Need to get all the links from a page using Mechanize? Getting stuck extracting the href attribute from the links? It’s straightforward when you know a few details about how Mechanize works, and there’s no need to resort to using complicated xpath expressions!
Scraping all the links on a page
The simplest way to enumerate all the links on a page is to use the Mechanize::Page#links method, which returns an array of Mechanize::Link objects. For example:
require 'mechanize' mechanize = Mechanize.new page = mechanize.get(url) page.links.each do |link| puts link.href end
Mechanize::Link objects have an href attribute method: nice and easy.

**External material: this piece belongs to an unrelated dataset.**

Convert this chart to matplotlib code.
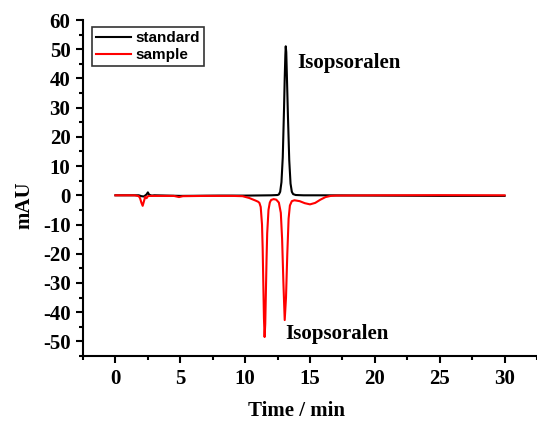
import matplotlib
matplotlib.use("Agg")
import matplotlib.pyplot as plt
from matplotlib.ticker import MultipleLocator

plt.rcParams["axes.unicode_minus"] = False

# standard trace (time in min, signal in mAU)
std_t = [0, 1.5, 1.8, 2.0, 2.2, 2.4, 2.5, 2.6, 2.8, 3.0, 5.0, 8.0, 10.0, 12.0, 12.5, 12.6, 12.7, 12.8,
         12.9, 13.0, 13.05, 13.1, 13.13, 13.17, 13.2, 13.3, 13.4, 13.5, 13.6, 13.7, 13.9, 14.5, 16, 20, 25, 30]
std_y = [0, 0, 0, -0.3, -0.4, 0.3, 1.0, 0.2, -0.1, 0, -0.2, -0.1, -0.1, 0, 0.1, 0.3, 1.2, 4.5,
         13, 30, 40, 48, 51, 49, 44, 27, 12, 4, 1.2, 0.4, 0.1, 0, 0, -0.1, -0.2, -0.2]

# sample trace
smp_t = [0, 1.5, 1.8, 1.9, 2.0, 2.1, 2.2, 2.3, 2.4, 2.5, 2.7, 3.0, 4.5, 4.9, 5.2, 7.0, 9.0, 9.8,
         10.3, 10.8, 11.0, 11.1, 11.2, 11.3, 11.35, 11.4, 11.45, 11.5, 11.55, 11.6, 11.65, 11.7, 11.8,
         11.9, 12.0, 12.2, 12.4, 12.6, 12.75, 12.85, 12.95, 13.05, 13.15, 13.25, 13.35, 13.45, 13.6,
         13.8, 14.2, 14.6, 15.0, 15.4, 15.8, 16.2, 16.6, 17.0, 20.0, 25.0, 30.0]
smp_y = [0, 0, -0.3, -1.0, -2.5, -3.6, -2.0, -0.5, -1.0, -0.3, -0.2, -0.2, -0.2, -0.6, -0.3, -0.2, -0.2, -0.3,
         -0.9, -1.8, -2.2, -2.6, -4.0, -10, -18, -30, -42, -48.5, -44, -33, -22, -13, -5,
         -2.5, -1.6, -1.3, -1.5, -2.5, -6, -15, -30, -42.7, -35, -20, -8, -3.5, -2.0,
         -1.7, -2.0, -2.7, -3.1, -2.6, -1.5, -0.6, -0.2, -0.1, 0, 0.05, 0]

x_ticks = [0, 5, 10, 15, 20, 25, 30]
y_ticks = [60, 50, 40, 30, 20, 10, 0, -10, -20, -30, -40, -50]

fig = plt.figure(figsize=(5.37, 4.21), dpi=100)
ax = fig.add_axes([83/537, 1 - 356/421, 1 - 83/537, (356 - 20)/421])

ax.plot(std_t, std_y, color="black", lw=1.5, label="standard")
ax.plot(smp_t, smp_y, color="red", lw=1.5, label="sample")

ax.set_xlim(-2.5, 32.5)
ax.set_ylim(-55, 60)
ax.set_xticks(x_ticks)
ax.set_yticks(y_ticks)
ax.xaxis.set_minor_locator(MultipleLocator(2.5))
ax.yaxis.set_minor_locator(MultipleLocator(5))

for s in ["top", "right"]:
    ax.spines[s].set_visible(False)
for s in ["left", "bottom"]:
    ax.spines[s].set_linewidth(1.5)

serif = ["Liberation Serif", "DejaVu Serif"]
ax.tick_params(which="major", direction="out", length=5, width=1.5, pad=4)
ax.tick_params(which="minor", direction="out", length=3, width=1.5)
for lab in ax.get_xticklabels() + ax.get_yticklabels():
    lab.set_fontfamily(serif)
    lab.set_fontweight("bold")
    lab.set_fontsize(15)

ax.set_xlabel("Time / min", fontfamily=serif, fontweight="bold", fontsize=15)
ax.set_ylabel("mAU", fontfamily=serif, fontweight="bold", fontsize=15)
ax.xaxis.set_label_coords(0.471, -0.134)
ax.yaxis.set_label_coords(-0.108, 0.449)

ax.text(14.0, 45.4, "Isopsoralen", fontfamily=serif, fontweight="bold", fontsize=15, va="center", ha="left")
ax.text(13.1, -47.4, "Isopsoralen", fontfamily=serif, fontweight="bold", fontsize=15, va="center", ha="left")

leg = ax.legend(loc="upper left", bbox_to_anchor=(0.02, 0.979), frameon=True, fancybox=False,
                prop={"family": ["Liberation Sans", "DejaVu Sans"], "weight": "bold", "size": 11},
                handlelength=2.3, borderpad=0.25, labelspacing=0.2, handletextpad=0.3, borderaxespad=0)
leg.get_frame().set_edgecolor("black")
leg.get_frame().set_linewidth(1.2)

fig.savefig("out.png", dpi=100)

Alternatively if you’re selecting the links with the #search method you’ll need to lookup the href attribute a bit differently:
require 'mechanize' mechanize = Mechanize.new page = mechanize.get(url) page.search('a').each do |link| puts link['href'] end
The #search method returns generic Nokogiri::XML::Element objects, which don’t have an href attribute method. Instead you can use the square-brackets method to lookup the attribute as you would with any other attribute.
Resolving relative links to absolute links
When following a hyperlink user agents resolve the href attribute in order to convert relative references into absolute URLs. Whilst Mechanize does this for you implicitly when following links, you’ll need to do it explicitly when you’re scraping links.
Use the Mechanize#resolve method to resolve the href attribute into a URI object:
uri = mechanize.resolve(href)
You can then easily compare different URI values from different documents, store them in a database, or pass them to another part of your application for further processing.